DATA PROVIDED:
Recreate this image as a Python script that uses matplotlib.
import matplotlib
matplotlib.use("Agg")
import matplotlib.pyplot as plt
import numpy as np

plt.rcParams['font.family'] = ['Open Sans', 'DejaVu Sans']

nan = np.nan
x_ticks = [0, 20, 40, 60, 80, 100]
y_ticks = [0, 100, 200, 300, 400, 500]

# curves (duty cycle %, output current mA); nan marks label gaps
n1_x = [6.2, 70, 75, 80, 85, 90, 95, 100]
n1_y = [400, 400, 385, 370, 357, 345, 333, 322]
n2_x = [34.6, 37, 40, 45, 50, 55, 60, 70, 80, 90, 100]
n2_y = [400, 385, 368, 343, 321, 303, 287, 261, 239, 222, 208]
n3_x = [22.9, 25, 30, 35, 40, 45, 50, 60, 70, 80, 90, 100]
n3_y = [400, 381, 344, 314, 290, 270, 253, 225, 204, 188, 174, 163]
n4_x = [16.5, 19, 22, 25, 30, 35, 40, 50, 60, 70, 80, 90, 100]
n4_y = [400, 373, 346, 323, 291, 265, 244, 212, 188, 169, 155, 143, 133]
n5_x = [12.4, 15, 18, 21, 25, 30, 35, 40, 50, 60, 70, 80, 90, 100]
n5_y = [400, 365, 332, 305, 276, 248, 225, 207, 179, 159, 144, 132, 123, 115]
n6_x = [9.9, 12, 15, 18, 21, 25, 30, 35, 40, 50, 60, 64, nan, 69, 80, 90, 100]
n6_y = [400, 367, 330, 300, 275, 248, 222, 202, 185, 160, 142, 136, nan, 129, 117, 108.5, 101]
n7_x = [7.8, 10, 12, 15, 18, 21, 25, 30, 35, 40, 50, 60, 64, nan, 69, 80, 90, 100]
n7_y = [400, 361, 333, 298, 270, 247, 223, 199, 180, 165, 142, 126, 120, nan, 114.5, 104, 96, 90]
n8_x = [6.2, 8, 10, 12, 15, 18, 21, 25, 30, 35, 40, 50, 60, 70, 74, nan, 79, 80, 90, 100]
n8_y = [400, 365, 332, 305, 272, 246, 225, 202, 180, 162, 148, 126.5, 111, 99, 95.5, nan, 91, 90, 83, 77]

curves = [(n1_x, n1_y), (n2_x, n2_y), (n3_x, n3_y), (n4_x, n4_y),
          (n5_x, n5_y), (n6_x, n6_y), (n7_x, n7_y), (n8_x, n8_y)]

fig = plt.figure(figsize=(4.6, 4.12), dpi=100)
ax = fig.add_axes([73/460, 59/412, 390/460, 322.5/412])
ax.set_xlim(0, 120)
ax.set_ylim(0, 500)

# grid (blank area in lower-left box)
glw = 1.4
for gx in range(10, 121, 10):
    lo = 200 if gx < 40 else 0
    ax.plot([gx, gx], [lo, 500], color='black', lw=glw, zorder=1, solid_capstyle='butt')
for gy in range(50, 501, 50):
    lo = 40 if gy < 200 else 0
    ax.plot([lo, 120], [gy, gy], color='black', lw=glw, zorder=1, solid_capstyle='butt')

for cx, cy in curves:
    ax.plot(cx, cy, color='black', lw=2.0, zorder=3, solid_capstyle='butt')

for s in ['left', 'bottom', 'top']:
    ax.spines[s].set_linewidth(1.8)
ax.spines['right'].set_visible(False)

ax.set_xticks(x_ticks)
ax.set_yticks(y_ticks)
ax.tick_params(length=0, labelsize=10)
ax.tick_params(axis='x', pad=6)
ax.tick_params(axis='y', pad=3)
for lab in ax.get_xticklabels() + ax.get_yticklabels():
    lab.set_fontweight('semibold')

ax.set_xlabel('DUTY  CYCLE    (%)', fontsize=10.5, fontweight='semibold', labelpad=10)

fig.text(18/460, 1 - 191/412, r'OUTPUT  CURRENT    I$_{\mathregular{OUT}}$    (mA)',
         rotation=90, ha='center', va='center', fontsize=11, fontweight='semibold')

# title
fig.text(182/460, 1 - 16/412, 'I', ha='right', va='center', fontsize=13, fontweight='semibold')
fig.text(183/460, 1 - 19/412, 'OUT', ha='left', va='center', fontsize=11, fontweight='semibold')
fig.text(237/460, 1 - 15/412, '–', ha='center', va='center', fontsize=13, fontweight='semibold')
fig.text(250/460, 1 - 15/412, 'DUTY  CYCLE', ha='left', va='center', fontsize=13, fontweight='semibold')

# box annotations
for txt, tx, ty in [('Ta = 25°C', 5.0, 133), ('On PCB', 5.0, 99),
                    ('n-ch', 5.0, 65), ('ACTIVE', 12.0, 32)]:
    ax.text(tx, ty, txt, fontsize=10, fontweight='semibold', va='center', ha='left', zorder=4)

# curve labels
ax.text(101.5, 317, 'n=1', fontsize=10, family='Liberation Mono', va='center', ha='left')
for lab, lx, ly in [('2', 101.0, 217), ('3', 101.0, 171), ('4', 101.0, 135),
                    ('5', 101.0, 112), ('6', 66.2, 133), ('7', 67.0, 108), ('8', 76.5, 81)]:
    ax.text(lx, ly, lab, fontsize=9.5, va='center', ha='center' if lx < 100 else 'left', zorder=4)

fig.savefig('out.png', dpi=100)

SET EXERCISE:
Quote only the stretch of lines that starts the data above and ends with the line containing "y_ticks = [0, 100, 200, 300, 400, 500]", both included.

SOLUTION TO THIS PROBLEM:
Recreate this image as a Python script that uses matplotlib.
import matplotlib
matplotlib.use("Agg")
import matplotlib.pyplot as plt
import numpy as np

plt.rcParams['font.family'] = ['Open Sans', 'DejaVu Sans']

nan = np.nan
x_ticks = [0, 20, 40, 60, 80, 100]
y_ticks = [0, 100, 200, 300, 400, 500]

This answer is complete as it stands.